Yo no entendía a Córdoba. La primera vez que la visité, noté la fuerza de su rechazo masculino. Era como visitar la casa de un hombre enfermo que no deseaba visitas. La segunda vez, la Universidad con su clima alegre y nocturno me cubrió de los golpes. Pero en otra ocasión, una tarde de otoño inolvidable, Córdoba me golpeó muy fuerte, en el centro del alma. Había llegado con mis hijos dispuesto a enseñarles la Mezquita, el templo más extraño de todos los tiempos, en el que se ha orado en todas las lenguas del mundo. No nos dejaron entrar porque llevábamos un maletín. Al rechazo de aquel guardia burdo, se fue sumando el rechazo de cada esquina, de cada calle de la ciudad. Peregriné por ese centro funcional de Córdoba que tanto se parece al de Granada y acabé en el coche, de vuelta esa misma tarde.

Después me empeñé en Córdoba, como el pretendiente despechado se empeña en el baile. Escribía mi novela Zawi y la visité una docena de veces. Pronto comprendí que estaba escribiendo una novela sobre el general mercenario que arrasó Medina Azahara, que quiso borrar a Córdoba de la faz de la Tierra y que como Aquiles, nos trajo incontables dolores. Estaba escribiendo sobre un rechazado por Córdoba, como yo, pero que a diferencia mía, se vengó de Córdoba.

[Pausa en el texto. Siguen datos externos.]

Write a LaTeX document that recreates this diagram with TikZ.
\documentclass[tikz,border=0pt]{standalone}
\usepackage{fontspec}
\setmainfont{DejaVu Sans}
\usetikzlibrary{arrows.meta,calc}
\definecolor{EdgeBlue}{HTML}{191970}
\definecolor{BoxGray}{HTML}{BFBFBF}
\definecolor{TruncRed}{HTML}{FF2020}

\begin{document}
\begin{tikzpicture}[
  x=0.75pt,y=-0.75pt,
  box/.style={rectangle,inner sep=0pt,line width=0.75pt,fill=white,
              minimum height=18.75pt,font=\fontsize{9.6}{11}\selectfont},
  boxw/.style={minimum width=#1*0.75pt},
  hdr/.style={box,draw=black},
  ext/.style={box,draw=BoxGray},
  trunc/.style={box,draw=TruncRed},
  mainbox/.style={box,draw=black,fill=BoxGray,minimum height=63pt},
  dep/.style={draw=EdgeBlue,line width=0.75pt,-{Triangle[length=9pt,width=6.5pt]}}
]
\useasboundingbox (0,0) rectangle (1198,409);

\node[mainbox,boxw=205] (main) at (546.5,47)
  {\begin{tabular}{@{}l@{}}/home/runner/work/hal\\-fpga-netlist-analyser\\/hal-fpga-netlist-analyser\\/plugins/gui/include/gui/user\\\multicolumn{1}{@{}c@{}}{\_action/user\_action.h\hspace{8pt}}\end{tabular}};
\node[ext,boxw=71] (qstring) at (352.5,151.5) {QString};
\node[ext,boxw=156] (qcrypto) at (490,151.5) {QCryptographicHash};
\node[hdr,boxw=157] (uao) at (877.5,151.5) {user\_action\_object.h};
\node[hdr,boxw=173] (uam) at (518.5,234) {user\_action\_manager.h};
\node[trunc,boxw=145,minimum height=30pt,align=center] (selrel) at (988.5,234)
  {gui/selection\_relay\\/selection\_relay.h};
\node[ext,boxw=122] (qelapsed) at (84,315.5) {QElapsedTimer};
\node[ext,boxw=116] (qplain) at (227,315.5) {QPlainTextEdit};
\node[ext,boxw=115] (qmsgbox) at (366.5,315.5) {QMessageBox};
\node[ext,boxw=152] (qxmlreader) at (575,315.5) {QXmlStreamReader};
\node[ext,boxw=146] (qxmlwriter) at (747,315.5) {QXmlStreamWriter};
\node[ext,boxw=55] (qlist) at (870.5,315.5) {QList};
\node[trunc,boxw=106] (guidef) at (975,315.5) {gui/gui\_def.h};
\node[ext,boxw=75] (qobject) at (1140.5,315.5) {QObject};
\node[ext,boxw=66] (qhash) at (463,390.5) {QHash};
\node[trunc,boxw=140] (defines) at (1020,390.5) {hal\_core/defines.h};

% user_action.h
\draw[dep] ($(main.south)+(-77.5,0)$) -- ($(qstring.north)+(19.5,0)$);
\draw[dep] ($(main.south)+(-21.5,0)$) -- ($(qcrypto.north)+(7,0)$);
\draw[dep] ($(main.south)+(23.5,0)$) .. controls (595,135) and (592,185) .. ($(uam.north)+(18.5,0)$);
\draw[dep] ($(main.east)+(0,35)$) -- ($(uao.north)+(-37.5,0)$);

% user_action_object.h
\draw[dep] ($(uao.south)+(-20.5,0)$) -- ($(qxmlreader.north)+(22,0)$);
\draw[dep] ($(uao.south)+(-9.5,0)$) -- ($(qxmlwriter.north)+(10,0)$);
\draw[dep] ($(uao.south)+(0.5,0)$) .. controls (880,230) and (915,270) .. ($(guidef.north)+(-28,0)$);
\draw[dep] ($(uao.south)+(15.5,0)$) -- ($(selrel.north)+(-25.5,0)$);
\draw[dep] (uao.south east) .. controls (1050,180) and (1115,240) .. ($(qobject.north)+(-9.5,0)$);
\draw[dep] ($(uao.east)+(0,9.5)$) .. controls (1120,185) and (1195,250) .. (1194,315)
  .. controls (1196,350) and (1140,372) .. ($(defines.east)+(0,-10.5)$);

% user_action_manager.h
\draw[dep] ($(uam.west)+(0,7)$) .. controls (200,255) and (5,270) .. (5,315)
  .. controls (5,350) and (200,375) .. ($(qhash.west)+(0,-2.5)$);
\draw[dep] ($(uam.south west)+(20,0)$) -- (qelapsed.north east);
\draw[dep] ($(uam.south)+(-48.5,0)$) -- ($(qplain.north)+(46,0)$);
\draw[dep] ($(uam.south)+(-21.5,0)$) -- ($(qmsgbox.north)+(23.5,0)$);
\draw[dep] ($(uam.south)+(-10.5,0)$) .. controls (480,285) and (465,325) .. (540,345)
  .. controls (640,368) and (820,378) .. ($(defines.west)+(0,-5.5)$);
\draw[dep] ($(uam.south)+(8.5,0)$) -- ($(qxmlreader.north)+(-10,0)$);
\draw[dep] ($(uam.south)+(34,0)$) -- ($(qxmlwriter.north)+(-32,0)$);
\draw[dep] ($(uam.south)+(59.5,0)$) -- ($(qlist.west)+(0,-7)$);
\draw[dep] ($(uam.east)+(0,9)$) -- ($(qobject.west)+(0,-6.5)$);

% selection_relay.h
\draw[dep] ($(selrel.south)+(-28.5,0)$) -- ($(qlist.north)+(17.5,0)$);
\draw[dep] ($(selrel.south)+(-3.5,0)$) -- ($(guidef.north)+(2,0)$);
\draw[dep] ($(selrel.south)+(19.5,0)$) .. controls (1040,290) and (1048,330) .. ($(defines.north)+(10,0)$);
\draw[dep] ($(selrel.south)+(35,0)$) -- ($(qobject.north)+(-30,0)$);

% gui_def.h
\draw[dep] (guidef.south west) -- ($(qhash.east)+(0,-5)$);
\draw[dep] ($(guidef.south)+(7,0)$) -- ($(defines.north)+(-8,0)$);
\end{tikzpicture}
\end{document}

En aquellos años crucé mil veces el puente romano, acaricié cada columna de la Mezquita y creí explicarlo todo con una noche de junio del año 1009. La noche en que andaluces y bereberes, antes de pelearse entre ellos, asaltaron la judería y comenzaron una guerra civil que duró veintiún años. Hubieron de pasar casi seis siglos para que viviéramos otra guerra tan cruel como aquella. Y más de nueve, para que el siglo XX trajera otra comparable a aquella en intensidad, en dolor, en sangre y en extensión.

Ahora creo que Córdoba se explica mejor unos años más tarde. En 1013, mientras Zawi fundaba Granada, en una ciudad arrasada varias veces por castellanos y por catalanes; asediada por los bereberes y enferma de peste y de hambre, dos jóvenes tienen una discusión filosófica de altura. De un lado, el patricio Ibn Hazem convencido de que todos los males vienen de la escasa arabización y de las ancestrales raíces andaluzas y de que por tanto hay que acabar con el bilingüismo y con los judíos, entre otras cosas.

De otra parte, Samuel Nagrela, veinteañero también, que defiende la centralidad de lo judío en lo andalusí y la convivencia posible entre arrianos, musulmanes y judíos. El odio del primero por el segundo perduró más allá de la muerte de ambos: hasta tal punto que un discípulo de Ibn Hazem, un imam de Elvira, arengó el progrom que acabó con los Nagrela y otras muchas familias judías en el año 1066.

Pero ahora también sé que un autor y un libro ha captado el alma de Córdoba, mucho mejor de lo que yo pudiera hacer. El autor es Antonio Enrique y el libro El laúd de los pacíficos. He vuelto a Córdoba después de leerlo y lo confirmo: nadie podrá decir ya nada sobre el alma de Córdoba, hasta que no lea este libro.